FILTER( !BOUND( ?endTime ) ) .
}
Wikidata uses different properties for direct links and links with extra information. So, for the statement "Prishtina is located in the administrative territorial entity Socialist Autonomous Province of Kosovo", there's the simple triple:
wd:Q25270 wdt:P131 wd:Q646035
And the long form with additional information (the end time):
wd:Q25270 p:P131 wds:Q25270-7df79cec-4938-8b6d-4e11-4dde6f72d73b .
wds:Q25270-7df79cec-4938-8b6d-4e11-4dde6f72d73b ps:P131 wd:Q646035 ;
pq:P582 "1990-01-01T00:00:00Z"
So, we need to filter out all paths with an end time (pq:582):
SELECT DISTINCT ?s ?sLabel ?country ?countryLabel {
VALUES ?s {
wd:Q25270
}
?s wdt:P131* ?area .
?area wdt:P17 ?country .
FILTER NOT EXISTS {
?s p:P131/(ps:P131/p:P131)* ?statement .
?statement ps:P131 ?area .
?s p:P131/(ps:P131/p:P131)* ?intermediateStatement .
?intermediateStatement (ps:P131/p:P131)* ?statement .

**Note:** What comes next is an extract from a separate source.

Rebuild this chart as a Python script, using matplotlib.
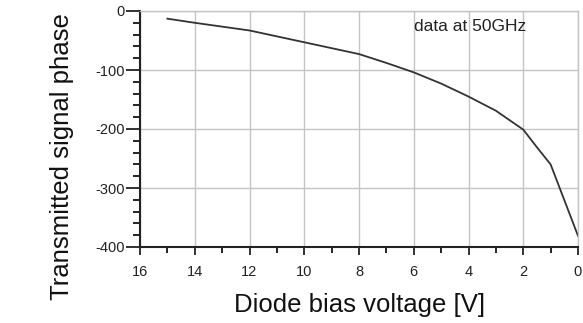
import matplotlib
matplotlib.use("Agg")
import matplotlib.pyplot as plt
from matplotlib.ticker import MultipleLocator

voltage = [15, 14, 12, 10, 8, 7, 6, 5, 4, 3, 2.5, 2, 1.5, 1, 0]
phase = [-13, -20, -33, -53, -73, -88, -104, -123, -145, -169, -185, -201, -231, -260, -381]

xticks = [16, 14, 12, 10, 8, 6, 4, 2, 0]
yticks = [0, -100, -200, -300, -400]

plt.rcParams['font.family'] = ['Liberation Sans', 'DejaVu Sans']

W, H = 583, 323
fig = plt.figure(figsize=(W / 100, H / 100), dpi=100)
ax = fig.add_axes([140 / W, 1 - 247 / H, 438 / W, 236 / H])

ax.plot(voltage, phase, color='#333333', lw=1.3)

ax.set_xlim(16, 0)
ax.set_ylim(-400, 0)
ax.set_xticks(xticks)
ax.set_yticks(yticks)
ax.set_xticklabels([str(v) for v in xticks])
ax.set_yticklabels([str(v) for v in yticks])
ax.xaxis.set_minor_locator(MultipleLocator(1))
ax.yaxis.set_minor_locator(MultipleLocator(20))

ax.grid(True, which='major', color='#c4c4c4', lw=1.0)
ax.set_axisbelow(True)

for s in ['top', 'right']:
    ax.spines[s].set_color('#c4c4c4')
    ax.spines[s].set_linewidth(1.0)
for s in ['left', 'bottom']:
    ax.spines[s].set_color('#222222')
    ax.spines[s].set_linewidth(1.5)

ax.tick_params(axis='y', which='major', length=10, width=1.3, pad=1, labelsize=10.5, colors='#222222')
ax.tick_params(axis='y', which='minor', length=5, width=1.2)
ax.tick_params(axis='x', which='major', length=6, width=1.3, pad=7, labelsize=10.5, colors='#222222')
ax.tick_params(axis='x', which='minor', length=4, width=1.2)

fig.text(360 / W, 1 - 305 / H, 'Diode bias voltage [V]', fontsize=18.5, color='#111111',
         ha='center', va='center')
fig.text(62 / W, 1 - 157 / H, 'Transmitted signal phase', fontsize=18.5, color='#111111',
         ha='center', va='center', rotation=90)

ax.text(6.0, -27, 'data at 50GHz', fontsize=12.5, color='#222222', va='center', ha='left')

fig.savefig('out.png', dpi=100)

?intermediateStatement pq:P582 ?endTime .
}
SERVICE wikibase:label { bd:serviceParam wikibase:language "[AUTO_LANGUAGE],en" }
}
limit 50
Here, ?intermediateStatement is a statement with an end time on the path from ?s to a country.
This query does seem to time out if there is more than one value set for ?s. Also, the query does not take into account that there might exist multiple links from an item to an area where one has a timestamp and the other doesn't (both paths will be filtered out).